You coffee beans look about the same after they sit a few weeks on your countertop in a paper bag. But even though the beans look fine, their flavor has been ruined. The same thing happens if they are in a plastic bin at the grocery store, or if they were not properly packaged after roasting.

Buying the freshest beans is one of the most important factors in producing the best cup of coffee. The freshness clock starts ticking as soon as your beans are brewed. You want to buy beans that were roasted recently, and then properly packaged immediately afterwards.

Keeping Coffee Beans Fresh

To understand how roasted coffee beans must be kept fresh, it helps to understand the roasting process.  As beans roast they undergo chemical changes that release carbon dioxide gas (CO2) even after the roasting stops. If the roasted beans contact oxygen in the air, first their subtle flavor will dissipate and then the beans go stale. The obvious answer is to place the beans into a sealed, airtight bag. That protects the beans from oxygen but the bag will rupture from the CO2 gasses that continue building pressure inside the bag.  That's why placing beans into a tightly sealed container immediately after roasting will not work.

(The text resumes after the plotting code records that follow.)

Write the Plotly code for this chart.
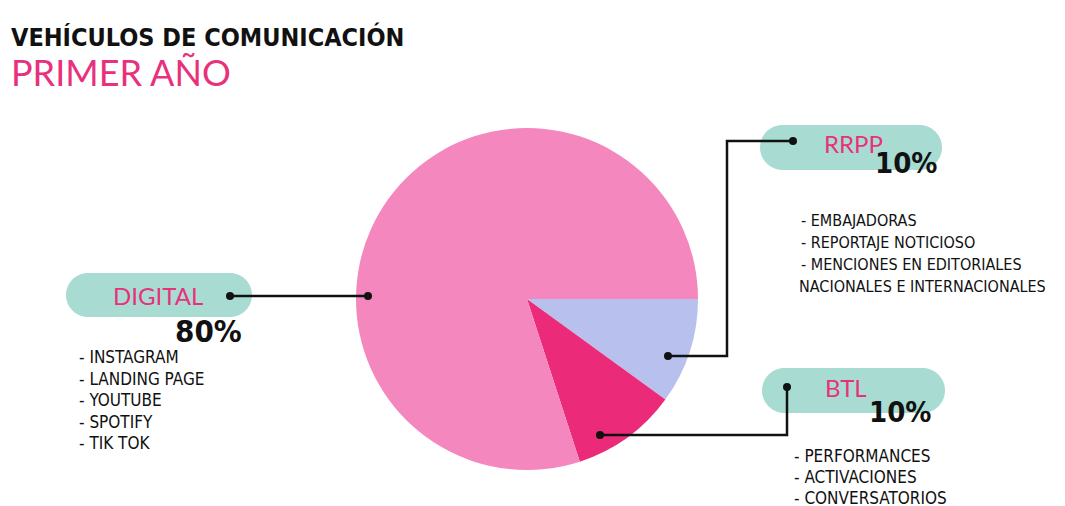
import plotly.graph_objects as go

W, H = 1065, 506
OFF = 8  # page body margin: keep coordinates in screen pixels

labels = ["RRPP", "BTL", "DIGITAL"]
values = [10, 10, 80]
colors = ["#B8C0EE", "#EC2A7A", "#F487BE"]

digital_items = ["- INSTAGRAM", "- LANDING PAGE", "- YOUTUBE", "- SPOTIFY", "- TIK TOK"]
rrpp_items = ["- EMBAJADORAS", "- REPORTAJE NOTICIOSO", "- MENCIONES EN EDITORIALES",
              "NACIONALES E INTERNACIONALES"]
btl_items = ["- PERFORMANCES", "- ACTIVACIONES", "- CONVERSATORIOS"]

PILL = "#A8DCD3"
PINK = "#E8317C"
COND = "DejaVu Sans Condensed, sans-serif"
LIGHT = "Lato, Noto Sans, sans-serif"

fig = go.Figure()

# pie centred near (527, 299) on screen, radius ~171 px
cx, cy, r = 527 - OFF, 299 - OFF, 171
fig.add_trace(go.Pie(
    labels=labels, values=values,
    marker=dict(colors=colors, line=dict(width=0)),
    sort=False, direction="clockwise", rotation=90,
    textinfo="none", hoverinfo="label+percent", showlegend=False,
    domain=dict(x=[(cx - r) / W, (cx + r) / W], y=[1 - (cy + r) / H, 1 - (cy - r) / H]),
))


def pill(x0, y0, x1, y1):
    rr = (y1 - y0) / 2
    k = 0.5523 * rr
    ym = (y0 + y1) / 2
    return (f"M {x0 + rr},{y0} L {x1 - rr},{y0} "
            f"C {x1 - rr + k},{y0} {x1},{ym - k} {x1},{ym} "
            f"C {x1},{ym + k} {x1 - rr + k},{y1} {x1 - rr},{y1} "
            f"L {x0 + rr},{y1} "
            f"C {x0 + rr - k},{y1} {x0},{ym + k} {x0},{ym} "
            f"C {x0},{ym - k} {x0 + rr - k},{y0} {x0 + rr},{y0} Z")


shapes = []
for box in [(66, 273, 252, 317), (760, 125, 942, 170), (762, 368, 945, 413)]:
    shapes.append(dict(type="path", path=pill(*box), fillcolor=PILL,
                       line=dict(width=0), layer="below"))

line = dict(color="#111111", width=2.5)
# connectors
shapes.append(dict(type="path", path="M 230,296 L 368,296", line=line, layer="above"))
shapes.append(dict(type="path", path="M 668,356 L 727,356 L 727,141 L 793,141", line=line, layer="above"))
shapes.append(dict(type="path", path="M 600,435 L 787,435 L 787,387", line=line, layer="above"))
for (px, py) in [(230, 296), (368, 296), (668, 356), (793, 141), (600, 435), (787, 387)]:
    shapes.append(dict(type="circle", x0=px - 4, x1=px + 4, y0=py - 4, y1=py + 4,
                       fillcolor="#111111", line=dict(width=0), layer="above"))
for s in shapes:
    s["xref"] = "x"
    s["yref"] = "y"

ann = []


def text(x, y, s, size, color="#111111", family=COND, anchor="left", weight="normal"):
    ann.append(dict(x=x, y=y, text=s, showarrow=False, xref="x", yref="y",
                    xanchor=anchor, yanchor="middle",
                    font=dict(size=size, color=color, family=family, weight=weight)))


text(9, 37, "VEHÍCULOS DE COMUNICACIÓN", 25, weight="bold")
text(9, 72, "PRIMER AÑO", 36, color=PINK, family=LIGHT)

text(158, 295, "DIGITAL", 24, color=PINK, family=LIGHT, anchor="center")
text(208, 331, "80%", 31, anchor="center", weight="bold")
text(853, 143, "RRPP", 24, color=PINK, family=LIGHT, anchor="center")
text(906, 163, "10%", 29, anchor="center", weight="bold")
text(846, 387, "BTL", 24, color=PINK, family=LIGHT, anchor="center")
text(900, 412, "10%", 29, anchor="center", weight="bold")

for i, s in enumerate(digital_items):
    text(77, 357 + i * 21.6, s, 17)
for i, s in enumerate(rrpp_items):
    text(799 if i < 3 else 797, 220 + i * 22.3, s, 16)
for i, s in enumerate(btl_items):
    text(792, 456 + i * 21, s, 17)

fig.update_layout(
    width=W, height=H,
    margin=dict(l=0, r=0, t=0, b=0),
    paper_bgcolor="white", plot_bgcolor="white",
    xaxis=dict(range=[OFF, W + OFF], visible=False, fixedrange=True),
    yaxis=dict(range=[H + OFF, OFF], visible=False, fixedrange=True),
    shapes=shapes, annotations=ann, showlegend=False,
)

fig.write_html("out.html")
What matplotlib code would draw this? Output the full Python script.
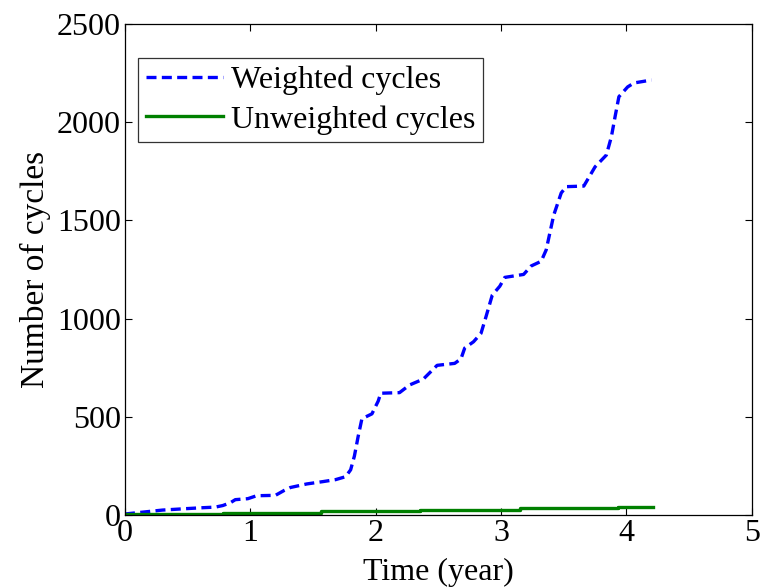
import matplotlib
matplotlib.use('Agg')
import matplotlib.pyplot as plt

# weighted cycles (blue dashed)
t_weighted = [0, 0.15, 0.30, 0.48, 0.62, 0.72, 0.78, 0.84, 0.88, 0.98, 1.05, 1.20,
              1.27, 1.32, 1.45, 1.58, 1.68, 1.76, 1.80, 1.83, 1.86, 1.89, 1.97,
              2.02, 2.04, 2.19, 2.27, 2.38, 2.49, 2.63, 2.68, 2.71, 2.78, 2.84,
              2.88, 2.93, 2.99, 3.03, 3.18, 3.24, 3.32, 3.36, 3.42, 3.48, 3.52,
              3.66, 3.75, 3.84, 3.88, 3.91, 3.94, 4.01, 4.06, 4.20]
n_weighted = [5, 15, 25, 32, 37, 40, 48, 62, 78, 83, 98, 100,
              125, 140, 158, 170, 180, 195, 230, 300, 400, 490, 515,
              580, 620, 623, 662, 692, 762, 772, 795, 850, 882, 925,
              1010, 1120, 1165, 1210, 1225, 1268, 1292, 1350, 1527, 1640, 1672,
              1675, 1773, 1833, 1926, 2030, 2130, 2180, 2200, 2215]

# unweighted cycles (green), step curve
t_unweighted = [0, 0.78, 1.56, 2.35, 3.15, 3.93, 4.21]
n_unweighted = [6, 12, 18, 26, 34, 41, 41]

x_ticks = [0, 1, 2, 3, 4, 5]
y_ticks = [0, 500, 1000, 1500, 2000, 2500]

plt.rcParams['font.family'] = ['Liberation Serif', 'DejaVu Serif']

fig = plt.figure(figsize=(7.64, 5.87), dpi=100)
ax = fig.add_axes([0.1636, 0.1227, 0.8204, 0.8363])

ax.plot(t_weighted, n_weighted, color='#0000ff', linestyle='--', linewidth=2.4,
        dashes=(3, 1.6), label='Weighted cycles')
ax.step(t_unweighted, n_unweighted, where='post', color='#008000', linewidth=2.4,
        label='Unweighted cycles')

ax.set_xlim(0, 5)
ax.set_ylim(0, 2500)
ax.set_xticks(x_ticks)
ax.set_yticks(y_ticks)
ax.tick_params(direction='in', length=5, width=0.8, top=True, right=True,
               labelsize=23, pad=3)
for s in ax.spines.values():
    s.set_linewidth(0.9)

ax.set_xlabel('Time (year)', fontsize=23, labelpad=7)
ax.set_ylabel('Number of cycles', fontsize=24, labelpad=4)

leg = ax.legend(loc='upper left', bbox_to_anchor=(0.021, 0.931), fontsize=23,
                frameon=True, fancybox=False, handlelength=2.4, handletextpad=0.25,
                borderpad=0.25, labelspacing=0.3, borderaxespad=0)
leg.get_frame().set_edgecolor('black')
leg.get_frame().set_linewidth(0.9)

fig.savefig('out.png', dpi=100)
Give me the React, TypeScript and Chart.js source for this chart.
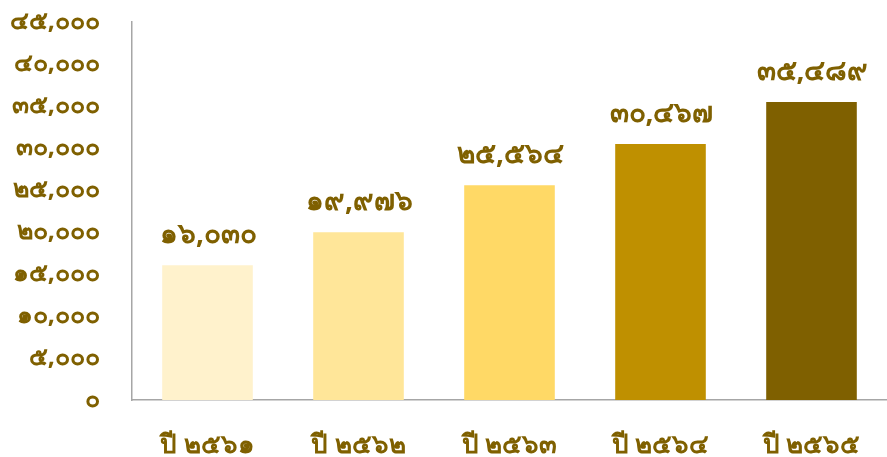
import React, { useEffect, useRef } from "react";
import { Chart, registerables } from "chart.js";

Chart.register(...registerables);

const categories = ["ปี ๒๕๖๑", "ปี ๒๕๖๒", "ปี ๒๕๖๓", "ปี ๒๕๖๔", "ปี ๒๕๖๕"];
const values = [16030, 19976, 25564, 30467, 35489];
const valueLabels = ["๑๖,๐๓๐", "๑๙,๙๗๖", "๒๕,๕๖๔", "๓๐,๔๖๗", "๓๕,๔๘๙"];
const barColors = ["#FFF2CC", "#FFE699", "#FFD966", "#BF9000", "#7F6000"];
const thaiDigits = ["๐", "๑", "๒", "๓", "๔", "๕", "๖", "๗", "๘", "๙"];

const textColor = "#7F6000";
const fontFamily = "'Noto Sans', 'DejaVu Sans', sans-serif";

function toThai(n: number): string {
  return n
    .toLocaleString("en-US")
    .replace(/[0-9]/g, (d) => thaiDigits[Number(d)]);
}

const labelPlugin = {
  id: "valueLabels",
  afterDatasetsDraw(chart: any) {
    const ctx = chart.ctx;
    const meta = chart.getDatasetMeta(0);
    ctx.save();
    ctx.font = `bold 28px ${fontFamily}`;
    ctx.fillStyle = textColor;
    ctx.textAlign = "center";
    ctx.textBaseline = "middle";
    meta.data.forEach((bar: any, i: number) => {
      ctx.fillText(valueLabels[i], bar.x + 1, bar.y - 30);
    });
    ctx.restore();
  },
};

export default function App() {
  const ref = useRef<HTMLCanvasElement>(null);
  useEffect(() => {
    document.body.style.margin = "0";
    const chart = new Chart(ref.current!, {
      type: "bar",
      data: {
        labels: categories,
        datasets: [
          {
            data: values,
            backgroundColor: barColors,
            borderWidth: 0,
            barPercentage: 0.6,
            categoryPercentage: 1,
          },
        ],
      },
      options: {
        responsive: false,
        animation: false,
        layout: { padding: 0 },
        plugins: { legend: { display: false }, tooltip: { enabled: false } },
        scales: {
          x: {
            grid: { display: false, drawTicks: false },
            border: { display: true, color: "#A6A6A6", width: 1.5 },
            afterFit: (s: any) => {
              s.height = 57;
              s.paddingLeft = 0;
              s.paddingRight = 0;
            },
            ticks: {
              color: textColor,
              font: { size: 26, weight: "bold", family: fontFamily, lineHeight: 1 },
              padding: 33,
            },
          },
          y: {
            min: 0,
            max: 45000,
            grid: { display: false, drawTicks: false },
            border: { display: true, color: "#A6A6A6", width: 1.5 },
            afterFit: (s: any) => {
              s.width = 132;
              s.paddingTop = 22;
              s.paddingBottom = 0;
            },
            ticks: {
              stepSize: 5000,
              color: textColor,
              font: { size: 25, weight: "bold", family: fontFamily, lineHeight: 1 },
              padding: 32,
              callback: (v: any) => toThai(Number(v)),
            },
          },
        },
      },
      plugins: [labelPlugin],
    });
    return () => chart.destroy();
  }, []);
  return <canvas ref={ref} width={887} height={457} />;
}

Until the 1960s, the solution was to degass coffee before packaging it, by storing roasted coffee in a controlled environment until the CO2 had been fully released. Then the roasted coffee would be flushed with nitrogen and either packed into a sealed bag or packaged in a vacuum. Unfortunately, the beans were stale after the degassing finished.

Today's Coffee Packaging Uses One-Way Valve

In the 1960's, the degassing valve was invented, which allowed for roasted coffee to be packaged immediately. A degassing valve is the small one-way valve that allows gasses and pressure inside the package to be released without letting oxygen in. This valve allowed freshly roasted coffee to be packaged and shipped, and is the basis for the gourmet specialty coffee beans we enjoy today.

The other enemy of your beans is moisture. Water vapors in the air will attack your beans. That is also why you should never store your beans in a refrigerator because the air in a refrigerator contains more moisture.

You can put beans into a freezer but only once. If you bring the beans out of the freezer and let them thaw, then re-freezing will increase the water content and ruin the flavor of hte coffee beans.

Keep your beans in a cool dark place, in an airtight container and they will stay fresher longer for a better cup of coffee.

Remember that freshness matters after roasting. Green beans are very stable and under the right conditions can keep for years before they are roasted. But once your coffee beens have been roasted, then they start losing the flavorful oils to the air and moisture unless properly packaged and stored.